First up was the Trenton Avenue Arts Festival and corresponding Kensington Kinetic Sculpture Derby on Saturday morning. I'm no stranger to Kenzo. I've biked through it in the early morning as part of a route my cycling buddy Justin likes to call the Tour de Kensington. Which is not to say that I'm a local or even that I get there very often, but I thought I had a feel for the place. Bustling, troubled neighborhood fighting the good fight. But the Kensington on display during the TAAF/KKSD astounded me. It was like some gorgeous, gritty bike utopia with trains of cyclists taking over Frankford Avenue and locked by the score to fences and posts, their riders, slightly sweaty from the exertion, meandering about.
Then there was the Kinetic Sculpture Derby, a rolling paean to ramshackle ingenuity — perhaps Kensington's unofficial motto — as contraptions made of hundreds of repurposed bikes navigated the streets. There was the anti-casino flotilla, the Neighborhood Bike Works Ghostbusters brigade, the pedal-powered Kenzinger truck, the zombie Amish jalopy and more.
The feeling of energy, of movement, was palpable. I do love my East Passyunk digs, but I left Kenzo feeling winsome and a little bit neighborhood-jealous.
Next up was the opening of the Piazza at Schmidts, possibly the exact opposite of Trenton Avenue. The yawning, sculpted Northern Liberties space is certainly something to behold, an exquisitely engineered counterpoint to the see-what-sticks ethos in Kensington. With its scalloped brick, the Phillies on the big screen (a wink to the old Liberty Yards movement to build the Phillies stadium here?), polished retail spaces, sleek overhead lighting, sharp lines and the CP-run Biggest Trunk Show in Philadelphia in its midst, Bart Blatstein's thumbprint on Northern Liberties is now indelible. The Piazza and its connecting Liberties Walk stand as a testament to diligence (as one friend commented, Blatstein's vision has improved).

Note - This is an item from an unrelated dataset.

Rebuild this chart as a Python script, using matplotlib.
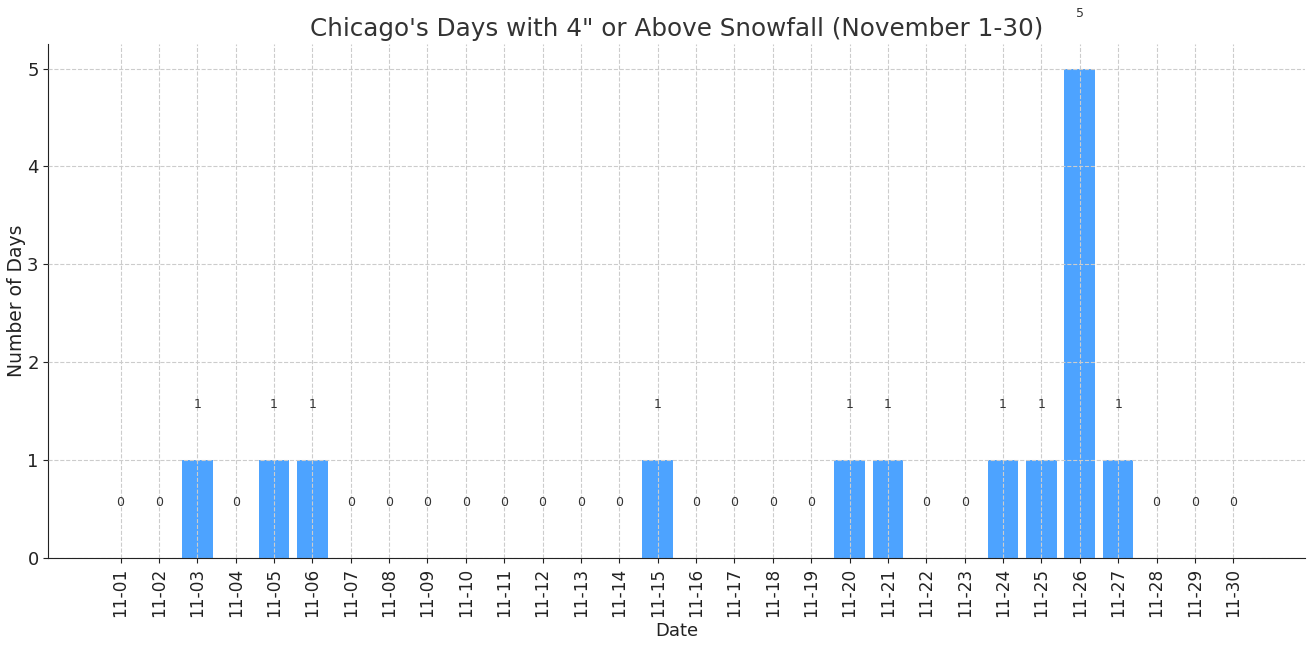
import matplotlib.pyplot as plt
import numpy as np

dates = ['11-%02d' % d for d in range(1, 31)]
counts = [0, 0, 1, 0, 1, 1, 0, 0, 0, 0, 0, 0, 0, 0, 1,
          0, 0, 0, 0, 1, 1, 0, 0, 1, 1, 5, 1, 0, 0, 0]

plt.rcParams['text.color'] = '#333333'
plt.rcParams['axes.labelcolor'] = '#222222'
plt.rcParams['xtick.color'] = '#222222'
plt.rcParams['ytick.color'] = '#222222'
plt.rcParams['axes.edgecolor'] = '#222222'

fig, ax = plt.subplots(figsize=(13.08, 6.48), dpi=100)
x = np.arange(len(dates))
ax.bar(x, counts, width=0.8, color='#4da3ff', zorder=1)
ax.grid(True, linestyle='--', color='#cccccc', linewidth=0.8, zorder=2)
ax.set_axisbelow(False)

for xi, v in zip(x, counts):
    ax.text(xi, v + 0.5, str(v), ha='center', va='bottom', fontsize=9, color='#333333')

ax.set_xticks(x)
ax.set_xticklabels(dates, rotation=90, fontsize=12.2)
ax.tick_params(axis='y', labelsize=13)
ax.set_xlim(-1.88, 30.88)
ax.set_ylim(0, 5.25)
ax.set_xlabel('Date', fontsize=13)
ax.set_ylabel('Number of Days', fontsize=13.5, labelpad=1)
ax.set_title('Chicago\'s Days with 4" or Above Snowfall (November 1-30)', fontsize=17.75)
for s in ['top', 'right']:
    ax.spines[s].set_visible(False)

plt.subplots_adjust(left=0.037, right=0.998, top=0.932, bottom=0.139)
plt.savefig('out.png')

And then there was the Italian Market Festival, a two-day food-and-facepaint affair in South Philly. The venerable testament to music, mangia! and mayhem felt a bit thinner, splintered this year, perhaps due to the absence of longtime sponsor Sorrento. Having never before caught the Sunday morning invocation, it was more than a little enlightening watching the procession of saint statues — and passers-by pinning dollar bills to their sashes — up Ninth, down Christian toward St. Paul's church. The whole thing — the sausage, the red sauce, the gnocchi, the Sizzlin' Sicilian T-shirts — was heartening in a different way, an old-school community banding together in the absence of its corporate benefactor.
It all made me wonder if happy accidents like the convergence of festivals like this should be left entirely to chance. Why not proclaim the week before Memorial Day (after which the city starts vacating for shore points) something like Festivalé: Everyone has a cultural/street festival! Because even though, as the Molly Eichel-curated Ultimate Summer Fun Guide proves, there's something awesome to do every day this summer, awesome is better in bunches.